• _Task brief_: Retype the data that follows line by line, exactly, and leave its pictures out.

• _Data shown_:
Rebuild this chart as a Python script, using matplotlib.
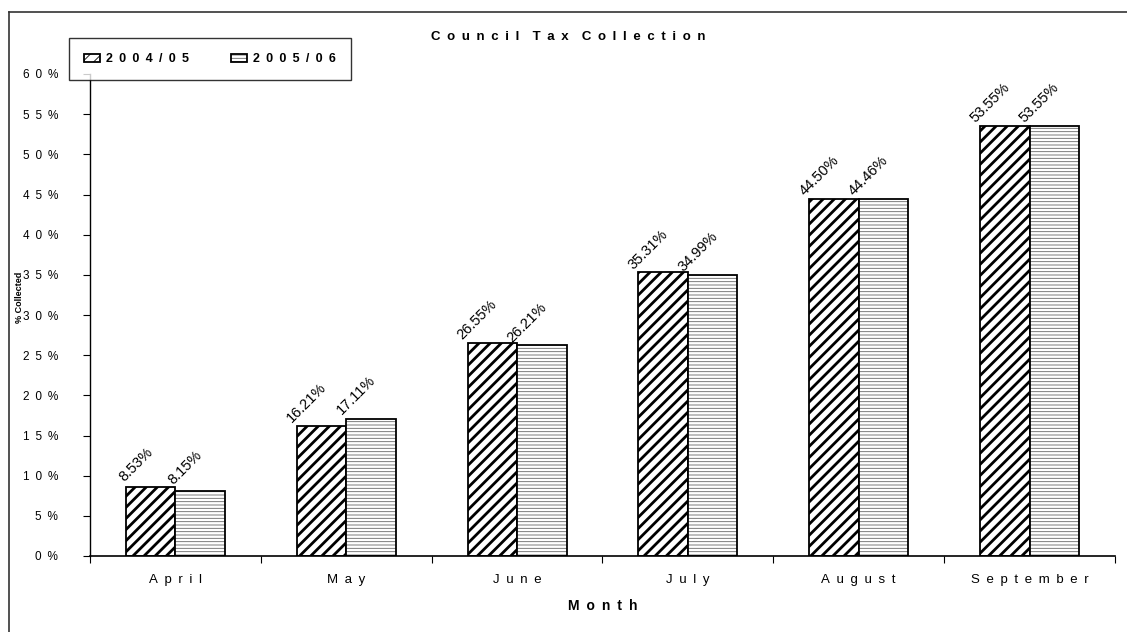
import matplotlib
matplotlib.use("Agg")
import matplotlib.pyplot as plt
import numpy as np
from matplotlib.lines import Line2D

plt.rcParams['font.family'] = ['Liberation Sans', 'DejaVu Sans']

months = ["April", "May", "June", "July", "August", "September"]
series_names = ["2004/05", "2005/06"]
s2004 = [8.53, 16.21, 26.55, 35.31, 44.50, 53.55]
s2005 = [8.15, 17.11, 26.21, 34.99, 44.46, 53.55]
yticks = [0, 5, 10, 15, 20, 25, 30, 35, 40, 45, 50, 55, 60]

EN = "\u2002"


def spaced(s, gap=EN, word_gap=EN + EN):
    words = s.split(" ")
    return word_gap.join(gap.join(w) for w in words)


W, H = 1127, 632
fig = plt.figure(figsize=(W / 100, H / 100), dpi=100)
ax = fig.add_axes([90 / W, 1 - 556 / H, (1115 - 90) / W, (556 - 74) / H])

x = np.arange(len(months))
bw = 0.29

plt.rcParams['hatch.linewidth'] = 2.0
b1 = ax.bar(x - bw / 2, s2004, bw, facecolor="white", edgecolor="black",
            linewidth=1.3, hatch="///", label=spaced(series_names[0]))
plt.rcParams['hatch.linewidth'] = 0.6
b2 = ax.bar(x + bw / 2, s2005, bw, facecolor="white", edgecolor="black",
            linewidth=1.3, hatch="-----", label=spaced(series_names[1]))
for r in b1:
    if hasattr(r, "set_hatch_linewidth"):
        r.set_hatch_linewidth(2.0)
    r._hatch_color = (0, 0, 0, 1.0)
for r in b2:
    if hasattr(r, "set_hatch_linewidth"):
        r.set_hatch_linewidth(0.6)
    r._hatch_color = (0.4, 0.4, 0.4, 1.0)

for bars, vals in ((b1, s2004), (b2, s2005)):
    for r, v in zip(bars, vals):
        cx = r.get_x() + r.get_width() / 2
        ax.annotate(f"{v:.2f}%", (cx, v), xytext=(-15, 23), textcoords="offset pixels",
                    rotation=45, ha="center", va="center", fontsize=10.5)

ax.set_xlim(-0.5, len(months) - 0.5)
ax.set_ylim(0, 60)
ax.set_yticks(yticks)
ax.set_yticklabels([spaced(f"{t}%") for t in yticks], fontsize=8.5)
ax.set_xticks(np.arange(len(months) + 1) - 0.5)
ax.set_xticklabels([])
ax.set_xticks(x, minor=True)
ax.set_xticklabels([spaced(m) for m in months], minor=True, fontsize=9.5)
ax.tick_params(axis="x", which="minor", length=0, pad=13)
ax.tick_params(axis="x", which="major", length=5, direction="out")
ax.tick_params(axis="y", length=5, direction="out", pad=18)

for s in ("top", "right"):
    ax.spines[s].set_visible(False)
ax.spines["left"].set_linewidth(1.0)
ax.spines["bottom"].set_linewidth(1.2)

ax.set_xlabel(spaced("Month"), fontsize=10, fontweight="bold", labelpad=9)
fig.text(20 / W, 1 - 297 / H, "% Collected", rotation=90, fontsize=6.5,
         fontweight="bold", ha="center", va="center")
fig.text(568 / W, 1 - 37 / H, spaced("Council Tax Collection"), fontsize=9.5,
         fontweight="bold", ha="center", va="center")

leg = ax.legend(loc="upper left", bbox_to_anchor=(69 / W, 1 - 38 / H),
                bbox_transform=fig.transFigure, ncol=2, frameon=True, fancybox=False,
                edgecolor="black", prop={"weight": "bold", "size": 9},
                handlelength=1.3, handleheight=0.6, columnspacing=3.3, handletextpad=0.5,
                borderpad=1.2, borderaxespad=0)
leg.get_frame().set_linewidth(1.0)

fig.add_artist(Line2D([8.5 / W, 8.5 / W], [0, 1 - 12 / H], transform=fig.transFigure,
                      color="#333333", linewidth=1.2))
fig.add_artist(Line2D([8.5 / W, 1], [1 - 12 / H, 1 - 12 / H], transform=fig.transFigure,
                      color="#333333", linewidth=1.2))

fig.savefig("out.png", dpi=100)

• _Result_:
Rebuild this chart as a Python script, using matplotlib.
import matplotlib
matplotlib.use("Agg")
import matplotlib.pyplot as plt
import numpy as np
from matplotlib.lines import Line2D

plt.rcParams['font.family'] = ['Liberation Sans', 'DejaVu Sans']

months = ["April", "May", "June", "July", "August", "September"]
series_names = ["2004/05", "2005/06"]
s2004 = [8.53, 16.21, 26.55, 35.31, 44.50, 53.55]
s2005 = [8.15, 17.11, 26.21, 34.99, 44.46, 53.55]
yticks = [0, 5, 10, 15, 20, 25, 30, 35, 40, 45, 50, 55, 60]

EN = "\u2002"


def spaced(s, gap=EN, word_gap=EN + EN):
    words = s.split(" ")
    return word_gap.join(gap.join(w) for w in words)


W, H = 1127, 632
fig = plt.figure(figsize=(W / 100, H / 100), dpi=100)
ax = fig.add_axes([90 / W, 1 - 556 / H, (1115 - 90) / W, (556 - 74) / H])

x = np.arange(len(months))
bw = 0.29

plt.rcParams['hatch.linewidth'] = 2.0
b1 = ax.bar(x - bw / 2, s2004, bw, facecolor="white", edgecolor="black",
            linewidth=1.3, hatch="///", label=spaced(series_names[0]))
plt.rcParams['hatch.linewidth'] = 0.6
b2 = ax.bar(x + bw / 2, s2005, bw, facecolor="white", edgecolor="black",
            linewidth=1.3, hatch="-----", label=spaced(series_names[1]))
for r in b1:
    if hasattr(r, "set_hatch_linewidth"):
        r.set_hatch_linewidth(2.0)
    r._hatch_color = (0, 0, 0, 1.0)
for r in b2:
    if hasattr(r, "set_hatch_linewidth"):
        r.set_hatch_linewidth(0.6)
    r._hatch_color = (0.4, 0.4, 0.4, 1.0)

for bars, vals in ((b1, s2004), (b2, s2005)):
    for r, v in zip(bars, vals):
        cx = r.get_x() + r.get_width() / 2
        ax.annotate(f"{v:.2f}%", (cx, v), xytext=(-15, 23), textcoords="offset pixels",
                    rotation=45, ha="center", va="center", fontsize=10.5)

ax.set_xlim(-0.5, len(months) - 0.5)
ax.set_ylim(0, 60)
ax.set_yticks(yticks)
ax.set_yticklabels([spaced(f"{t}%") for t in yticks], fontsize=8.5)
ax.set_xticks(np.arange(len(months) + 1) - 0.5)
ax.set_xticklabels([])
ax.set_xticks(x, minor=True)
ax.set_xticklabels([spaced(m) for m in months], minor=True, fontsize=9.5)
ax.tick_params(axis="x", which="minor", length=0, pad=13)
ax.tick_params(axis="x", which="major", length=5, direction="out")
ax.tick_params(axis="y", length=5, direction="out", pad=18)

for s in ("top", "right"):
    ax.spines[s].set_visible(False)
ax.spines["left"].set_linewidth(1.0)
ax.spines["bottom"].set_linewidth(1.2)

ax.set_xlabel(spaced("Month"), fontsize=10, fontweight="bold", labelpad=9)
fig.text(20 / W, 1 - 297 / H, "% Collected", rotation=90, fontsize=6.5,
         fontweight="bold", ha="center", va="center")
fig.text(568 / W, 1 - 37 / H, spaced("Council Tax Collection"), fontsize=9.5,
         fontweight="bold", ha="center", va="center")

leg = ax.legend(loc="upper left", bbox_to_anchor=(69 / W, 1 - 38 / H),
                bbox_transform=fig.transFigure, ncol=2, frameon=True, fancybox=False,
                edgecolor="black", prop={"weight": "bold", "size": 9},
                handlelength=1.3, handleheight=0.6, columnspacing=3.3, handletextpad=0.5,
                borderpad=1.2, borderaxespad=0)
leg.get_frame().set_linewidth(1.0)

fig.add_artist(Line2D([8.5 / W, 8.5 / W], [0, 1 - 12 / H], transform=fig.transFigure,
                      color="#333333", linewidth=1.2))
fig.add_artist(Line2D([8.5 / W, 1], [1 - 12 / H, 1 - 12 / H], transform=fig.transFigure,
                      color="#333333", linewidth=1.2))

fig.savefig("out.png", dpi=100)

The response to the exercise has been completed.